Commercial property tax in the UK is not residential property tax with different keywords. The SDLT bands are different, the VAT regime is different, capital allowances are different, ATED doesn’t apply, Section 24 doesn’t apply, and the corporation tax position of holding companies follows its own rules. For owner-occupiers, investors, developers and international buyers, getting this wrong is genuinely expensive — frequently into six and seven figures over the life of an asset.
Quick answer: Commercial property in the UK is subject to SDLT at progressive rates capped at 5% (vs up to 17% for company-held residential), VAT at 20% if the property is opted to tax (otherwise exempt), capital allowances on plant and integral features (typically 20–40% of fit-out cost), corporation tax of 19–25% on rental profits, and CGT at 10/20% (individuals) or corporation tax (companies) on disposals. ATED does NOT apply. Section 24 does NOT apply. The big planning levers are option to tax, capital allowances and OpCo/PropCo structuring.
This guide pulls the entire commercial property tax position into one place.

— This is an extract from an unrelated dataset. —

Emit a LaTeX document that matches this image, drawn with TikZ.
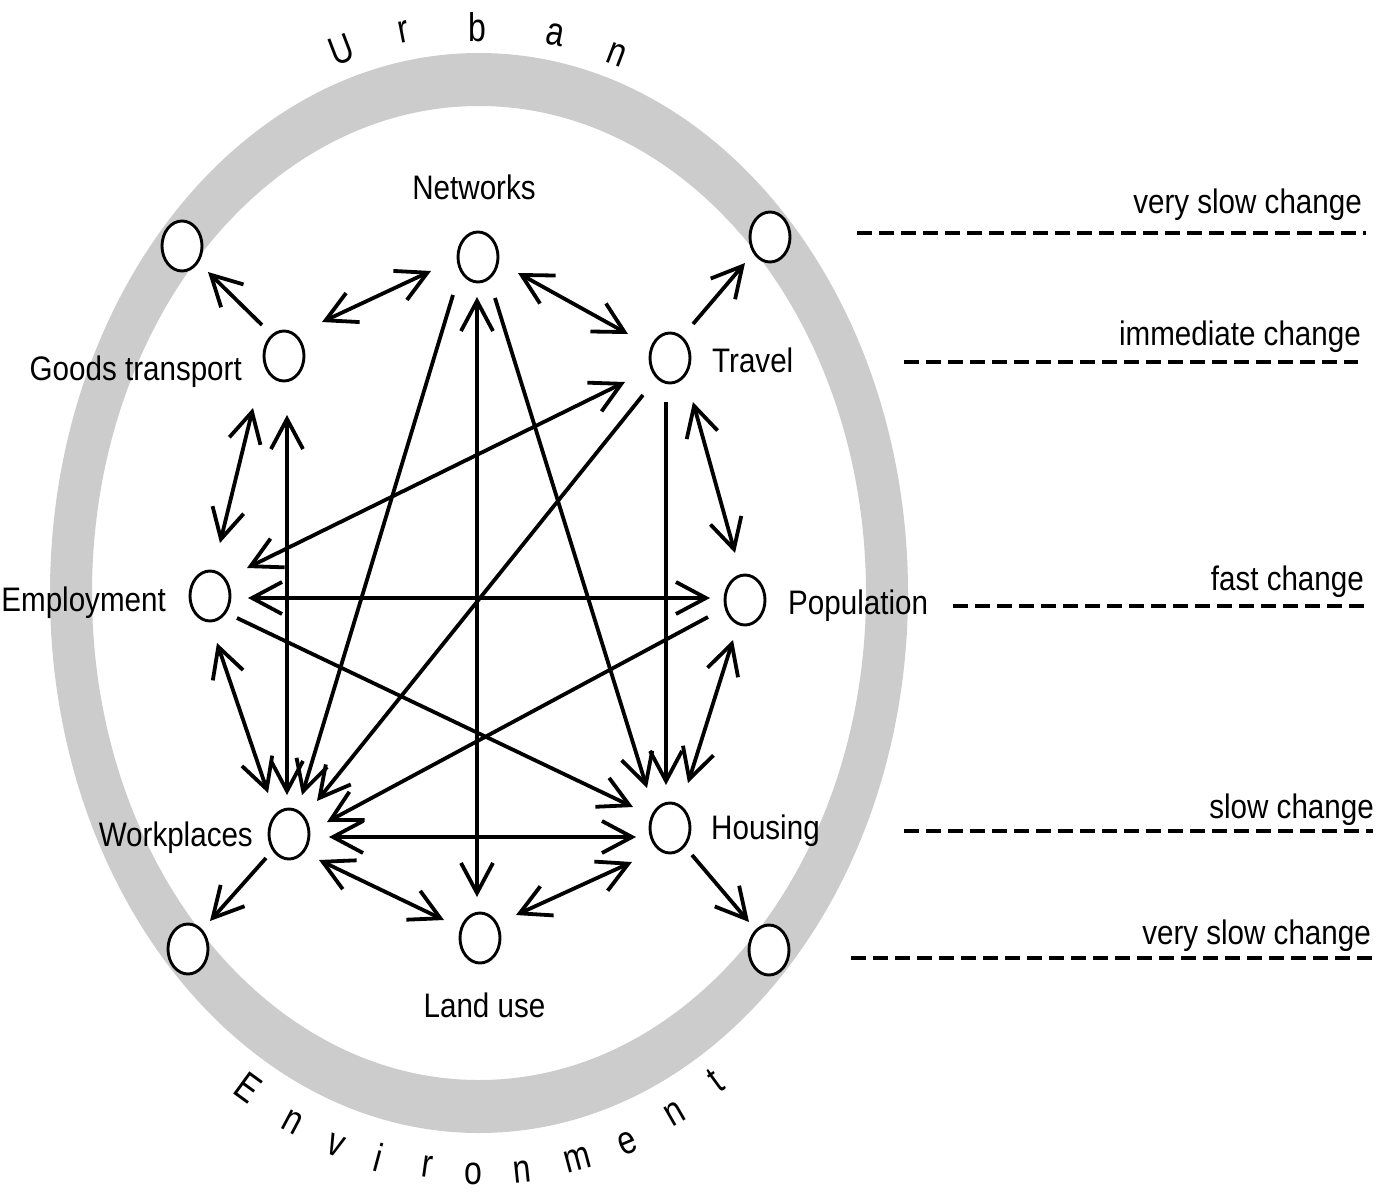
\documentclass[tikz,border=0pt]{standalone}
\usepackage{fontspec}
\setmainfont{Liberation Sans}[FakeStretch=0.87]
\newfontfamily\ringfont{Liberation Sans}[FakeStretch=0.8]
\usetikzlibrary{arrows.meta,calc,shapes.geometric}
\definecolor{ringgray}{RGB}{204,204,204}
\begin{document}
\begin{tikzpicture}[x=1pt,y=-1pt,
  dot/.style={draw, ellipse, line width=2.9pt, minimum width=40pt, minimum height=50pt, inner sep=0pt, fill=white},
  lbl/.style={font=\fontsize{34}{38}\selectfont, inner sep=0pt},
  barb/.tip={Straight Barb[length=30pt,width=32pt]},
  arr/.style={line width=3.8pt, -barb},
  darr/.style={line width=3.8pt, barb-barb},
  dline/.style={line width=3.5pt, dash pattern=on 15pt off 7pt},
  ringl/.style={font=\ringfont\fontsize{40}{44}\selectfont, inner sep=0pt}
]
\useasboundingbox (0,0) rectangle (1381,1194);
\fill[white] (0,0) rectangle (1381,1194);
% ring
\fill[ringgray, even odd rule] (479,593) ellipse (429pt and 540pt) (479,593) ellipse (387pt and 487pt);
% nodes
\node[dot] (net) at (478,257) {};
\node[dot] (goods) at (284,356) {};
\node[dot] (travel) at (670,358) {};
\node[dot] (emp) at (210,596) {};
\node[dot] (pop) at (745,600) {};
\node[dot] (work) at (289,834) {};
\node[dot] (hous) at (670,828) {};
\node[dot] (land) at (480,938) {};
\node[dot] (otl) at (182,246) {};
\node[dot] (otr) at (770,237) {};
\node[dot] (obl) at (188,949) {};
\node[dot] (obr) at (769,950) {};
% connectors
\draw[arr]  ($(goods)+(-22,-31)$) -- ($(otl)+(26,26)$);
\draw[darr] ($(goods)+(38,-34)$) -- ($(net)+(-47,14)$);
\draw[darr] ($(net)+(40,16)$) -- ($(travel)+(-42,-24)$);
\draw[arr]  ($(travel)+(23,-34)$) -- ($(otr)+(-25,26)$);
\draw[darr] ($(goods)+(-31,52)$) -- ($(emp)+(10,-53)$);
\draw[darr] ($(goods)+(3,59)$) -- ($(work)+(-2,-39)$);
\draw[arr]  ($(net)+(-25,38)$) -- ($(work)+(13,-39)$);
\draw[darr] ($(net)+(-1,40)$) -- ($(land)+(-3,-41)$);
\draw[arr]  ($(net)+(17,41)$) -- ($(hous)+(-23,-40)$);
\draw[darr] ($(travel)+(-45,24)$) -- ($(emp)+(37,-28)$);
\draw[arr]  ($(travel)+(-27,37)$) -- ($(work)+(28,-33)$);
\draw[arr]  ($(travel)+(-4,44)$) -- ($(hous)+(-4,-43)$);
\draw[darr] ($(travel)+(23,44)$) -- ($(pop)+(-10,-47)$);
\draw[darr] ($(emp)+(38,2)$) -- ($(pop)+(-35,-2)$);
\draw[arr]  ($(emp)+(27,22)$) -- ($(hous)+(-37,-21)$);
\draw[arr]  ($(pop)+(-37,17)$) -- ($(work)+(38,-12)$);
\draw[darr] ($(emp)+(7,47)$) -- ($(work)+(-21,-41)$);
\draw[darr] ($(pop)+(-12,40)$) -- ($(hous)+(18,-45)$);
\draw[darr] ($(work)+(40,3)$) -- ($(hous)+(-34,9)$);
\draw[darr] ($(work)+(30,26)$) -- ($(land)+(-36,-18)$);
\draw[darr] ($(hous)+(-38,34)$) -- ($(land)+(36,-23)$);
\draw[arr]  ($(work)+(-23,24)$) -- ($(obl)+(22,-28)$);
\draw[arr]  ($(hous)+(22,27)$) -- ($(obr)+(-20,-28)$);
% labels
\node[lbl, anchor=base] (netl) at (474,199) {Networks};
\node[lbl, anchor=base east] (goodsl) at (242,380) {Goods transport};
\node[lbl, anchor=base west] (travell) at (712,372) {Travel};
\node[lbl, anchor=base east] (empl) at (166,611) {Employment};
\node[lbl, anchor=base west] (popl) at (788,614) {Population};
\node[lbl, anchor=base east] (workl) at (253,846) {Workplaces};
\node[lbl, anchor=base west] (housl) at (711,839) {Housing};
\node[lbl, anchor=base] (landl) at (484.5,1017) {Land use};
% legend
\node[lbl, anchor=base east] (t1) at (1362,213) {very slow change};
\node[lbl, anchor=base east] (t2) at (1361,345) {immediate change};
\node[lbl, anchor=base east] (t3) at (1364,590) {fast change};
\node[lbl, anchor=base east] (t4) at (1374,818) {slow change};
\node[lbl, anchor=base east] (t5) at (1371,944) {very slow change};
\coordinate (d1a) at (857,233); \coordinate (d1b) at (1366,233);
\coordinate (d2a) at (904,362); \coordinate (d2b) at (1358,362);
\coordinate (d3a) at (953,606); \coordinate (d3b) at (1364,606);
\coordinate (d4a) at (904,831); \coordinate (d4b) at (1373,831);
\coordinate (d5a) at (851,958); \coordinate (d5b) at (1373,958);
\draw[dline] (d1a) -- (d1b);
\draw[dline] (d2a) -- (d2b);
\draw[dline] (d3a) -- (d3b);
\draw[dline] (d4a) -- (d4b);
\draw[dline] (d5a) -- (d5b);
% Urban
\node[ringl, rotate=21] (u1) at (341,50) {U};
\node[ringl, rotate=11] (u2) at (404,32) {r};
\node[ringl, rotate=0] (u3) at (477,27) {b};
\node[ringl, rotate=-11] (u4) at (555,35) {a};
\node[ringl, rotate=-21] (u5) at (617,55) {n};
% Environment
\node[ringl, rotate=-36] (e1) at (248,1088) {E};
\node[ringl, rotate=-28] (e2) at (292,1122) {n};
\node[ringl, rotate=-21] (e3) at (336,1145) {v};
\node[ringl, rotate=-15] (e4) at (379,1157) {i};
\node[ringl, rotate=-8] (e5) at (427,1167) {r};
\node[ringl, rotate=0] (e6) at (473,1174) {o};
\node[ringl, rotate=6] (e7) at (522,1172) {n};
\node[ringl, rotate=15] (e8) at (578,1160) {m};
\node[ringl, rotate=23] (e9) at (628,1143) {e};
\node[ringl, rotate=30] (e10) at (675,1114) {n};
\node[ringl, rotate=36] (e11) at (716,1081) {t};
\end{tikzpicture}
\end{document}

It covers the 2026/27 tax year and walks through the main taxes that apply to UK commercial property: SDLT, VAT and option to tax, capital allowances, corporation tax, CGT, lease tax, and the position for non-resident investors. For each area, you’ll see the rates, the planning points and worked examples.
Where deeper analysis exists, we’ve split it into companion cluster articles — so you can read the full picture here or jump straight to whichever issue matters most for your situation.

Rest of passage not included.